Healthy financial positions to confront the challenges
Any new government will be confronted with less favourable conditions than the first Kurz coalition. Whereas annual growth peaked at 2.7% in 2018, it is expected to slow to 1.4% in 2019 and 1.2% in 2020. This still looks quite favourable compared to other eurozone countries. The main reason for the growth deceleration is the slowdown in global trade. It has resulted in weaker demand from the eurozone, in particular from Germany and Italy, which account for almost 40% of Austrian exports. Manufacturers do not expect a quick improvement in the outlook. In our scenario, we expect production to only gradually recover in 2020.
In addition investment is slowing after having substantially increased in the past three years. In 2018, the investment ratio amounted to 23.9% of GDP, one of highest in the euro area. Because of the weakening of cyclical conditions and growing uncertainty, business investment has been slowing.

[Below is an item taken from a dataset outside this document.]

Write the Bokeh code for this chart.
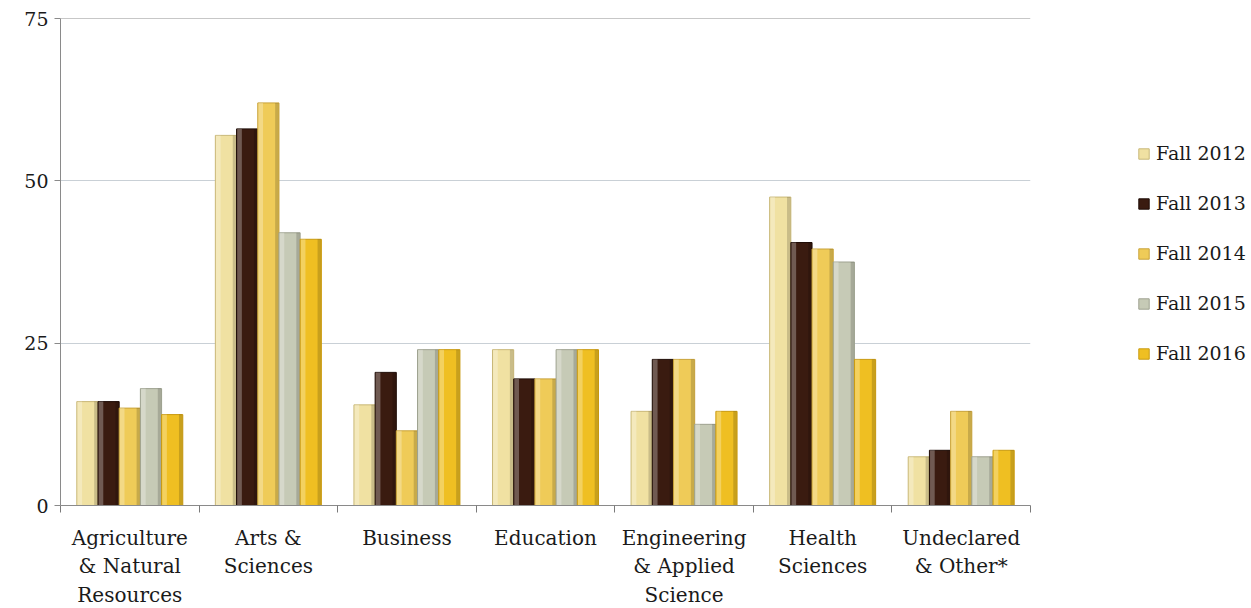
from bokeh.plotting import figure
from bokeh.models import (ColumnDataSource, FixedTicker, Range1d, Span, Legend,
                          LegendItem)
from bokeh.transform import dodge
from bokeh.embed import file_html
from bokeh.resources import INLINE

# ---- data ----
categories = ["Agriculture & Natural Resources", "Arts & Sciences", "Business",
              "Education", "Engineering & Applied Science", "Health Sciences",
              "Undeclared & Other*"]
tick_labels = ["Agriculture\n& Natural\nResources", "Arts &\nSciences", "Business",
               "Education", "Engineering\n& Applied\nScience", "Health\nSciences",
               "Undeclared\n& Other*"]
series_names = ["Fall 2012", "Fall 2013", "Fall 2014", "Fall 2015", "Fall 2016"]
fall_2012 = [16, 57, 15.5, 24, 14.5, 47.5, 7.5]
fall_2013 = [16, 58, 20.5, 19.5, 22.5, 40.5, 8.5]
fall_2014 = [15, 62, 11.5, 19.5, 22.5, 39.5, 14.5]
fall_2015 = [18, 42, 24, 24, 12.5, 37.5, 7.5]
fall_2016 = [14, 41, 24, 24, 14.5, 22.5, 8.5]
y_ticks = [0, 25, 50, 75]

series_values = [fall_2012, fall_2013, fall_2014, fall_2015, fall_2016]
colors = ["#F0E1A2", "#3A1B10", "#EFCB58", "#C6CAB6", "#EFBF22"]
line_colors = ["#C9B878", "#1E0C06", "#C9A33A", "#9EA290", "#C99A10"]

pos = [i + 0.5 for i in range(len(categories))]
data = {"pos": pos, "cat": categories}
for name, vals in zip(series_names, series_values):
    data[name] = vals
source = ColumnDataSource(data)

FONT = "DejaVu Serif"

p = figure(frame_width=970, frame_height=487, output_backend="svg", toolbar_location=None,
           x_range=Range1d(0, len(categories)), y_range=Range1d(0, 75),
           min_border_left=60, min_border_top=18, min_border_bottom=95,
           min_border_right=0)
p.background_fill_color = "white"
p.border_fill_color = "white"
p.outline_line_color = None

bw = 0.153
shift = 0.0
renderers = []
for k, name in enumerate(series_names):
    off = (k - 2) * bw + shift
    r = p.vbar(x=dodge("pos", off, range=p.x_range), top=name,
               width=bw, bottom=0, source=source,
               fill_color=colors[k], line_color=line_colors[k], line_width=1)
    renderers.append(r)
    # bevel-like shading: light left edge, dark right edge
    p.vbar(x=dodge("pos", off - bw * 0.36, range=p.x_range), top=name,
           width=bw * 0.22, bottom=0, source=source,
           fill_color="white", fill_alpha=0.28, line_color=None)
    p.vbar(x=dodge("pos", off + bw * 0.4, range=p.x_range), top=name,
           width=bw * 0.16, bottom=0, source=source,
           fill_color="black", fill_alpha=0.16, line_color=None)

# axes
p.yaxis.ticker = FixedTicker(ticks=y_ticks)
p.yaxis.minor_tick_line_color = None
p.yaxis.major_tick_out = 6
p.yaxis.major_tick_in = 0
p.yaxis.axis_line_color = "#8a8a8a"
p.yaxis.major_tick_line_color = "#8a8a8a"
p.yaxis.major_label_text_font = FONT
p.yaxis.major_label_text_font_size = "19px"
p.yaxis.major_label_text_color = "#1a1a1a"
p.yaxis.major_label_standoff = 6

p.xaxis.ticker = FixedTicker(ticks=pos, minor_ticks=list(range(len(categories) + 1)))
p.xaxis.major_label_overrides = {c: lab for c, lab in zip(pos, tick_labels)}
p.xaxis.major_tick_out = 0
p.xaxis.major_tick_in = 0
p.xaxis.minor_tick_out = 7
p.xaxis.minor_tick_in = 0
p.xaxis.minor_tick_line_color = "#7a7a7a"
p.xaxis.axis_line_color = "#8a8a8a"
p.xaxis.major_label_text_font = FONT
p.xaxis.major_label_text_font_size = "20px"
p.xaxis.major_label_text_color = "#1a1a1a"
p.xaxis.major_label_standoff = 13

p.xgrid.grid_line_color = None
p.ygrid.ticker = FixedTicker(ticks=[25, 50])
p.ygrid.grid_line_color = "#c9d0d6"
p.ygrid.grid_line_width = 1

p.add_layout(Span(location=75, dimension="width", line_color="#8f8f8f", line_width=1.2))

legend = Legend(items=[LegendItem(label=n, renderers=[r]) for n, r in zip(series_names, renderers)],
                location=(107, 140), orientation="vertical")
legend.border_line_color = None
legend.background_fill_alpha = 0
legend.padding = 0
legend.margin = 0
legend.spacing = 26
legend.label_height = 24
legend.glyph_height = 13
legend.glyph_width = 13
legend.label_standoff = 6
legend.label_text_font = FONT
legend.label_text_font_size = "19px"
legend.label_text_color = "#1a1a1a"
p.add_layout(legend, "right")

open("out.html", "w").write(file_html(p, INLINE))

In the building sector, housing permits have been losing momentum. These lead construction activity by about two years.
By contrast, private consumption should remain very dynamic underpinned by strong growth in household disposable income supported by a substantial increase in collective wages (2.9% against 2.6% in 2018) and some tax measures such as the introduction of the family bonus.

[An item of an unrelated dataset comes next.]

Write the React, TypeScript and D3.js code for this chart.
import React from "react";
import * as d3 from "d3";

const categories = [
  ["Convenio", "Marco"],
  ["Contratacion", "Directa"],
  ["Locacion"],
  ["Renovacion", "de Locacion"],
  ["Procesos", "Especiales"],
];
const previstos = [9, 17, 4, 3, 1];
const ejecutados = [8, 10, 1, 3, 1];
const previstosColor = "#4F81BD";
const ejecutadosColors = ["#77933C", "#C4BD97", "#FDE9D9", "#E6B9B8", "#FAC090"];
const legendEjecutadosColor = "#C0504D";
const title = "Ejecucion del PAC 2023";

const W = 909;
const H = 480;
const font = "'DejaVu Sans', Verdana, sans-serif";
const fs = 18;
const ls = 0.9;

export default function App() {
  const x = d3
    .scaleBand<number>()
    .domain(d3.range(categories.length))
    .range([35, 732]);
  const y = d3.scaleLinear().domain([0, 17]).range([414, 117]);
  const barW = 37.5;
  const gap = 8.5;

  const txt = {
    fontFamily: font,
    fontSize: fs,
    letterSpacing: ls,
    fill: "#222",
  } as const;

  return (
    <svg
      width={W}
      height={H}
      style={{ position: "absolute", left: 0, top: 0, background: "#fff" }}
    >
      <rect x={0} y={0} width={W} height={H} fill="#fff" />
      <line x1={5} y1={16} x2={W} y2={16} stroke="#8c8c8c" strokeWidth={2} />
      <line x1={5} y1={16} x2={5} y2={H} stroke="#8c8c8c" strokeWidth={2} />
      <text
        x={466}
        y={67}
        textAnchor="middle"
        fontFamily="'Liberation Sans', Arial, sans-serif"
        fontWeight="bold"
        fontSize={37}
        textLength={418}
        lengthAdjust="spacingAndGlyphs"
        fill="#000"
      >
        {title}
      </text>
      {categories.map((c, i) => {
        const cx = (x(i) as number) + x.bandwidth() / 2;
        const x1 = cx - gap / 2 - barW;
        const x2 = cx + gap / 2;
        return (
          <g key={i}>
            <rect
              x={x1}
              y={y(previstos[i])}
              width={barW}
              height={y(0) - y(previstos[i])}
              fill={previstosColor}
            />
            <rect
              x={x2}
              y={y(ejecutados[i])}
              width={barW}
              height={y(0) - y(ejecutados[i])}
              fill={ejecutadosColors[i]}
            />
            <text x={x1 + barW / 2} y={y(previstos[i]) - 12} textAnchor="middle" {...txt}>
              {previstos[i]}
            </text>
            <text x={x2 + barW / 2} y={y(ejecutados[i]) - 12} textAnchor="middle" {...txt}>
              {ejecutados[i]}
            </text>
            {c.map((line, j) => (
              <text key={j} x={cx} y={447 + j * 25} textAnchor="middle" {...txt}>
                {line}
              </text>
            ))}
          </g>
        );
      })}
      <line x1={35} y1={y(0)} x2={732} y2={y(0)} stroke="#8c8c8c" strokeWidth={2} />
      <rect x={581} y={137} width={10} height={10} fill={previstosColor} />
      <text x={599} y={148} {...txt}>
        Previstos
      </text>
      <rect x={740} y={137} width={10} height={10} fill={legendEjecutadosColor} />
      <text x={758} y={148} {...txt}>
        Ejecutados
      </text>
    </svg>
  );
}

Consumption growth should remain at around the same level as in 2018. In the coming years, even though disposable income is set to slow, consumption could remain rather dynamic, as households may be dipping into their savings.
Against this backdrop, labour market conditions are expected to remain very tight, and tensions may even rise further due to the retirement of the baby-boom generation. Immigration is likely to remain an important factor to overcome labour shortages. Wage settlements should remain generous, which will partly spill over in domestic prices, in particular for services. Inflation is expected to remain around 1.7% and core inflation could inch up to 2% in 2020 compared with 1.8% in 2018.
Public finances have improved considerably. Public debt has declined to 71% of GDP from 83% in 2010 and the budget shows a slight surplus. This would provide the government with substantial leeway to fight recession if necessary.